━━━━━ DATASET CONTENT ━━━━━

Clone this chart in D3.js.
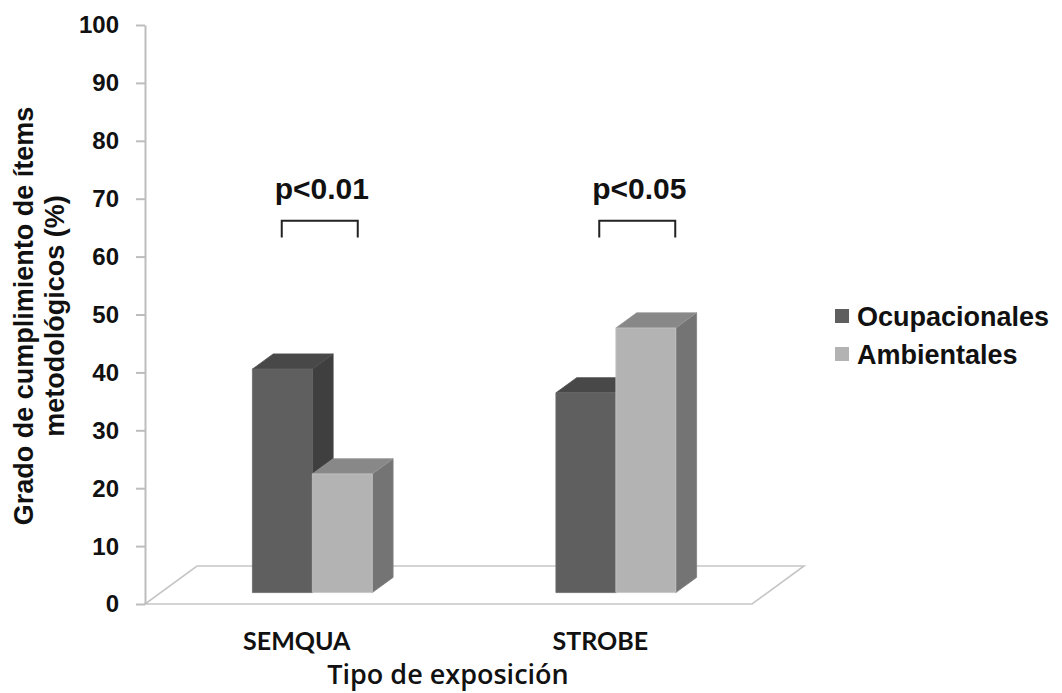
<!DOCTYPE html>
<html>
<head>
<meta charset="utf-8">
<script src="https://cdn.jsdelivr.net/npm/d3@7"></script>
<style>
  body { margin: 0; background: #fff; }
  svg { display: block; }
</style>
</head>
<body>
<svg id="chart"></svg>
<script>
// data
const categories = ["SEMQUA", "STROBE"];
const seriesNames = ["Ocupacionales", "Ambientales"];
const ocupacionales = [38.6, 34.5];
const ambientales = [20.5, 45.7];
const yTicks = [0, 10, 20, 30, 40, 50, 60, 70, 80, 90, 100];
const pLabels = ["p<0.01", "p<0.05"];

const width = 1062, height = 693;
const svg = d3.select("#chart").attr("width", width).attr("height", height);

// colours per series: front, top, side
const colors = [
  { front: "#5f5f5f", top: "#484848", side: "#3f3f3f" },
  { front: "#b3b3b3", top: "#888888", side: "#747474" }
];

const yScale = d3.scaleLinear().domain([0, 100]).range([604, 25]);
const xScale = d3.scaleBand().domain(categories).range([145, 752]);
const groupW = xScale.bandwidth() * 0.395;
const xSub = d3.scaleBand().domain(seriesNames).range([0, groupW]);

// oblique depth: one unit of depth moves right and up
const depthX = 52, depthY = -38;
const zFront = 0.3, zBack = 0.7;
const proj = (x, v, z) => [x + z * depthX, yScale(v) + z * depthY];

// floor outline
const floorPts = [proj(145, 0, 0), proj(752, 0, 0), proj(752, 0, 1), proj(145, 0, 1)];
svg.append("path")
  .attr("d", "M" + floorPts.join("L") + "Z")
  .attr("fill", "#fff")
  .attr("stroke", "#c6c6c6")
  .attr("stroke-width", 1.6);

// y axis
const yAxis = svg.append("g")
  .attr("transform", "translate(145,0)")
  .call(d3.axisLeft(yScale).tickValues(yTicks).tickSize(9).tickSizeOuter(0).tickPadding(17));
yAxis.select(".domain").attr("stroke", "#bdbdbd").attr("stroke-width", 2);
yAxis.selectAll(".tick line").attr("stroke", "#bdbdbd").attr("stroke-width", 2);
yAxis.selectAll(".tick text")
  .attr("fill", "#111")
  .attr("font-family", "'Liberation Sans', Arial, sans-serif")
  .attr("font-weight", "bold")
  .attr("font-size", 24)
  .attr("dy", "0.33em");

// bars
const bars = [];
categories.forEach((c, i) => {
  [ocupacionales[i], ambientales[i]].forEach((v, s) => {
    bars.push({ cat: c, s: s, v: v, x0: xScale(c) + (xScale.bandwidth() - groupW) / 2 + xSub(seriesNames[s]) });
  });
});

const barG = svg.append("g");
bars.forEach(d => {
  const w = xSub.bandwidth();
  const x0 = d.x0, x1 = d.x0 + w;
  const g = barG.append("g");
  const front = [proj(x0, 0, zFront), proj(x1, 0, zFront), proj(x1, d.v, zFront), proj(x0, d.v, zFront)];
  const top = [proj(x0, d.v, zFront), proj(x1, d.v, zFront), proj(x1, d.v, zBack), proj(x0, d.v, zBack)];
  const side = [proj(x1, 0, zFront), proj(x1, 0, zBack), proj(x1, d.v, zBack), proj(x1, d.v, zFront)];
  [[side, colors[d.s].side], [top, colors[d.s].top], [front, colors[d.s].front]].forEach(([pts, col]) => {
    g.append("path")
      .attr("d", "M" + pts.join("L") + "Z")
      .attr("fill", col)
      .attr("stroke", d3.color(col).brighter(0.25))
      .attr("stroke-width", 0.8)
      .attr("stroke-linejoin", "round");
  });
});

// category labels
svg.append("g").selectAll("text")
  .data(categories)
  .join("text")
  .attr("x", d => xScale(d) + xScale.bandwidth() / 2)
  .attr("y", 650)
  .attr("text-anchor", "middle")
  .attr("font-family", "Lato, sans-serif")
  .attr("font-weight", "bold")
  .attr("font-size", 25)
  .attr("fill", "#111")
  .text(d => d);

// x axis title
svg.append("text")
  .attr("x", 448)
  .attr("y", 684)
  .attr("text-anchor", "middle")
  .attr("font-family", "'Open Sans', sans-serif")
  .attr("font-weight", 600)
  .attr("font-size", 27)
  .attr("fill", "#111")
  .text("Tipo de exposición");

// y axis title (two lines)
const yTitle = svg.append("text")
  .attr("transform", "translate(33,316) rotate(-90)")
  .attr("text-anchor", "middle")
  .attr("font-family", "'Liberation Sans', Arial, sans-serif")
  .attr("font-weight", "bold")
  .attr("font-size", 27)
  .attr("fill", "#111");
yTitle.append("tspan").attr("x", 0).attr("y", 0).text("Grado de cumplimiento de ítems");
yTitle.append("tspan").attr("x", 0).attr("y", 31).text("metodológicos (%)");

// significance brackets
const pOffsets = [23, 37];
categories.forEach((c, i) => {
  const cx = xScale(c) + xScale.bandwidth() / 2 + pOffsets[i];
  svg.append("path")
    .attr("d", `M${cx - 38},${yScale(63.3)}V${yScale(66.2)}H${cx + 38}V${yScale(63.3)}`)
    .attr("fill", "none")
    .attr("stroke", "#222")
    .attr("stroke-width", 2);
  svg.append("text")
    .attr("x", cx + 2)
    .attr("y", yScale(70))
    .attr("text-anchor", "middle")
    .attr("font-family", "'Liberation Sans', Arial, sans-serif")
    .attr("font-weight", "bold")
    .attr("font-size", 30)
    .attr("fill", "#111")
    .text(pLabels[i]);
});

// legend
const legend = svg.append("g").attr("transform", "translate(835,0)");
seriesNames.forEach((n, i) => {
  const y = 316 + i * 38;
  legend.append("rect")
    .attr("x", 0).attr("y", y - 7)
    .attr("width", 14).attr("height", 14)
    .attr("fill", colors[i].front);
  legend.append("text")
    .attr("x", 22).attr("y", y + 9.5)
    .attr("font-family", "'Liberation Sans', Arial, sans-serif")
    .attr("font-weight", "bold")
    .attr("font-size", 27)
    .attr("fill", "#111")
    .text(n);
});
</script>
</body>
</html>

━━━━━

Review the preceding data and report every line that includes the string "chart".

COMPLETE OUTPUT:
Clone this chart in D3.js.
<svg id="chart"></svg>
const svg = d3.select("#chart").attr("width", width).attr("height", height);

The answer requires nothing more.